Happiness Is Where the Kitchen Is
By ROBIN FINN
New York Times, February 18, 2007
KIDS, don’t try cooking, or eating, this at home: Uccelletti scappati are tiny dead baby birds that, after being defeathered, dunked, cooked and preserved in a garlic, herb and extra virgin olive oil confit, are held by the beak and eaten whole. Really!
Matt Connors, the chef and owner of the Lake House in Bay Shore, his hometown, and an avowed nonviewer of “Top Chef,” the reality show where toque-worthy humans, some from Long Island, wage war in the kitchen, was reminiscing the other day about the strangest concoction he had ever cooked. Definitely the uccelletti.
... Ask Mr. Connors about Long Island’s true top chef and he defers to Tom Schaudel, above, the irreverent, eclectic chef and entrepreneur who has an ownership stake in five establishments and regularly turns up in the kitchens of two of them, Coolfish in Syosset (he calls it a Le Bernardin for Long Island) and Jedediah’s at the Jedediah Hawkins Inn in Jamesport, a postcard restoration of an 1863 sea captain’s house.
As for “Top Chef,” Mr. Schaudel, whose most beloved ingredients are fish and foie gras — he is adding the words “foie gras” to the heart-and-ribbon tattoo on his chest because, he said, “I’ll never break up with foie gras” — is unsmitten. “These days kids come out of the Culinary Institute saying, ‘I want to be a TV chef,’ ” he said. “I don’t get it. I’d rather cook myself stupid all day than become a cartoon of what I originally set out to be.”

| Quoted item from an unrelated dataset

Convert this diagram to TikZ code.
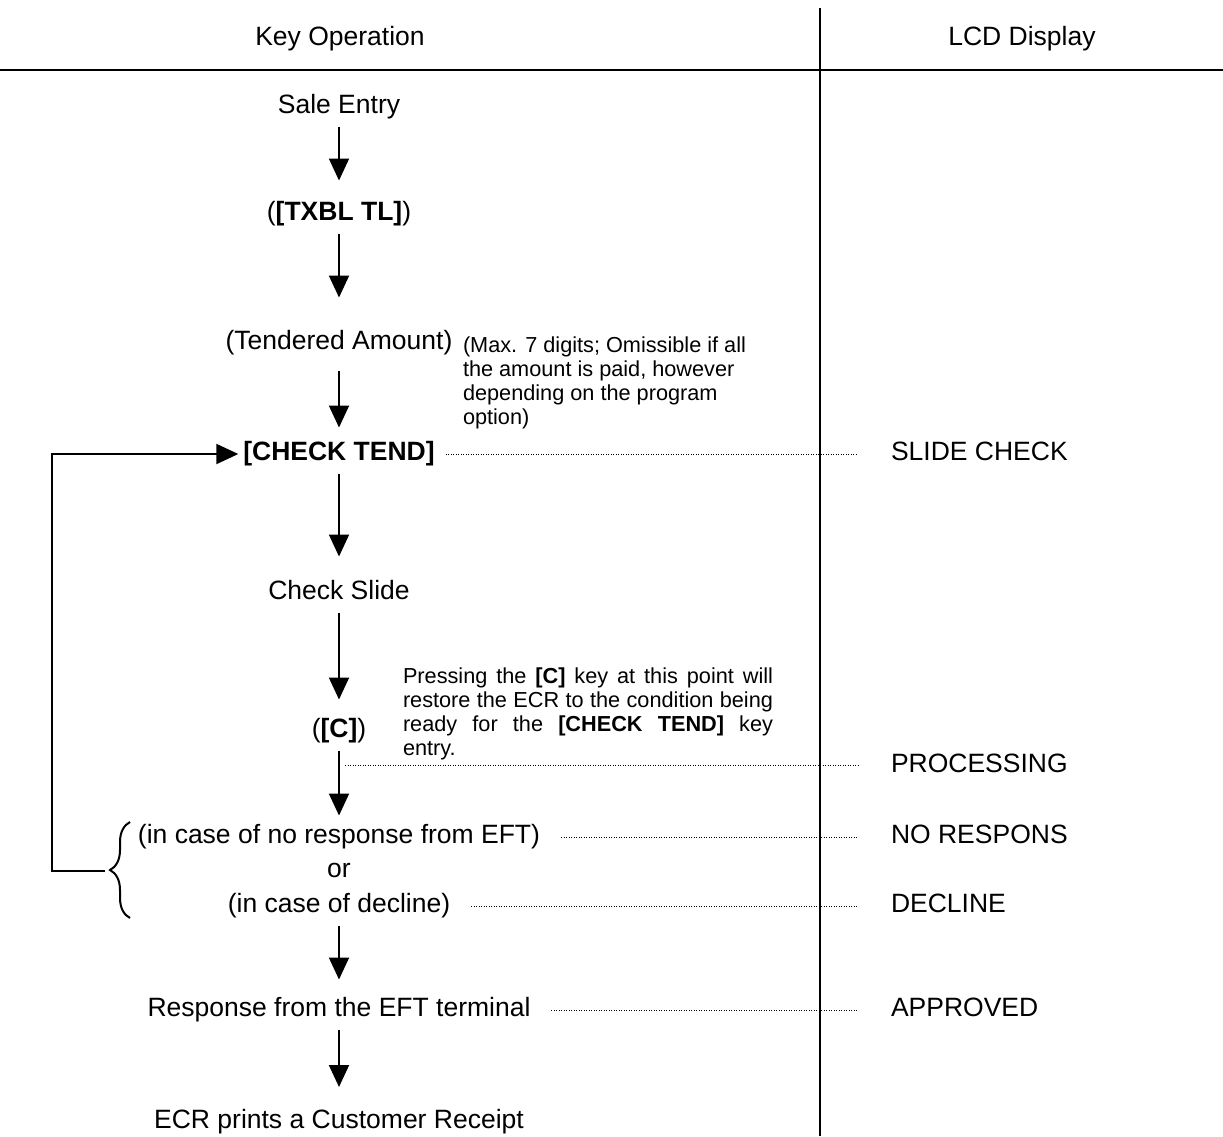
\documentclass[tikz,border=0pt]{standalone}
\usepackage{fontspec}
\setmainfont{Liberation Sans}
\usetikzlibrary{arrows.meta,decorations.pathreplacing}
\newcommand\keyfont{\fontsize{26.5pt}{30pt}\selectfont}
\newcommand\notefont{\fontsize{21.7pt}{24pt}\selectfont}

\begin{document}
\begin{tikzpicture}[x=1pt,y=-1pt,line width=2pt,>={Triangle[width=20pt,length=22pt]},
	keyop/.style={anchor=base,inner xsep=4pt,inner ysep=6pt,text height=19pt,text depth=6pt,font=\keyfont},
	head/.style={anchor=base,inner sep=0pt,font=\keyfont},
	lcd/.style={anchor=base west,inner sep=0pt,font=\keyfont},
	remark/.style={anchor=base west,inner sep=0pt,font=\notefont},
	dots/.style={line width=1pt,dash pattern=on 1pt off 1.5pt,shorten <=16pt},
	flow/.style={->,shorten >=4pt}]
	\useasboundingbox (0,0) rectangle (1223,1136);
	% headings and rules
	\node[head] (keyhead) at (340,45.5){Key Operation};
	\node[head] (lcdhead) at (1022,45.5){LCD Display};
	\coordinate (ruleL) at (0,70);
	\coordinate (ruleR) at (1223,70);
	\coordinate (divtop) at (820,8);
	\coordinate (divbot) at (820,1136);
	\draw (ruleL) -- (ruleR);
	\draw (divtop) -- (divbot);
	% key operation column
	\node[keyop] (sale) at (339,113.5){Sale Entry};
	\node[keyop] (txbl) at (339,220.5){(\textbf{[TXBL TL]})};
	\node[keyop] (tend) at (339,349.5){(Tendered Amount)};
	\node[keyop] (check) at (339,460.5){\textbf{[CHECK TEND]}};
	\node[keyop] (slide) at (339,599.5){Check Slide};
	\node[keyop] (ckey) at (339,737.5){(\textbf{[C]})};
	\node[keyop] (noresp) at (339,843.5){(in case of no response from EFT)};
	\node[keyop] (or) at (339,877.5){or};
	\node[keyop] (decline) at (339,912.5){(in case of decline)};
	\node[keyop] (resp) at (339,1016.5){Response from the EFT terminal};
	\node[keyop] (receipt) at (339,1128){ECR prints a Customer Receipt};
	\draw[flow,shorten >=14pt] (sale) -- (txbl);
	\draw[flow,shorten >=26pt] (txbl) -- (tend);
	\draw[flow,shorten <=8pt,shorten >=7pt] (tend) -- (check);
	\draw[flow,shorten >=17pt] (check) -- (slide);
	\draw[flow,shorten >=12pt] (slide) -- (ckey);
	\draw[flow,shorten >=2pt] (ckey) -- (noresp);
	\draw[flow,shorten >=11pt] (decline) -- (resp);
	\draw[flow,shorten >=15pt] (resp) -- (receipt);
	% remarks
	\node[remark,align=left] (maxnote) at (462,424){(Max. 7 digits; Omissible if all\\the amount is paid, however\\depending on the program\\option)};
	\node[remark,text width=370pt,align=justify] (cnote) at (402,683.8){Pressing the \textbf{[C]} key at this point will\linebreak
		restore the ECR to the condition being\linebreak
		ready for the \textbf{[CHECK TEND]} key\linebreak
		entry.};
	% LCD display column
	\coordinate (dotend) at (858,0);
	\node[lcd] (slidechk) at (890,460.5){SLIDE CHECK};
	\node[lcd] (processing) at (890,772.5){PROCESSING};
	\node[lcd] (norespons) at (890,843.5){NO RESPONS};
	\node[lcd] (declined) at (890,912.5){DECLINE};
	\node[lcd] (approved) at (890,1016.5){APPROVED};
	\coordinate (procstart) at (345,765);
	\draw[dots,shorten <=6pt] (check.east) -- (check.east -| dotend);
	\draw[dots,shorten <=0pt] (procstart) -- (procstart -| dotend);
	\draw[dots] (noresp.east) -- (noresp.east -| dotend);
	\draw[dots] (decline.east) -- (decline.east -| dotend);
	\draw[dots] (resp.east) -- (resp.east -| dotend);
	% retry loop
	\draw[decorate,decoration={brace,amplitude=20pt}] (130,918) -- (130,822);
	\coordinate (loopstart) at (105,871);
	\coordinate (loopcorner) at (52,871);
	\draw[->] (loopstart) -- (loopcorner) |- (check.west);
\end{tikzpicture}
\end{document}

Mr. Schaudel, 53, of Carle Place, started out as a dishwasher at the Sirloin Steak Pub in 1968 “and through a comedy of errors wound up cooking on the line.”
A high school guidance counselor, noting his fondness for black clothing, suggested that he take up mortuary science. With visions of groupies, applause and artistic concoctions, he opted for cooking — less elusive a goal than rock stardom. “Though I guess you could say I am a taxidermist to some degree,” Mr. Schaudel said glibly from the kitchen at Jedediah’s.
He estimates he has owned and sold 17 restaurants (among them, the renowned Panama Hatties of Huntington Station) and cooked at nearly 30.
“It makes me sound like I have A.D.D.,” he joked. “I consider myself an overnight success that took 35 years. I’m like Keith Richards: I haven’t eaten dinner at home since 1967.”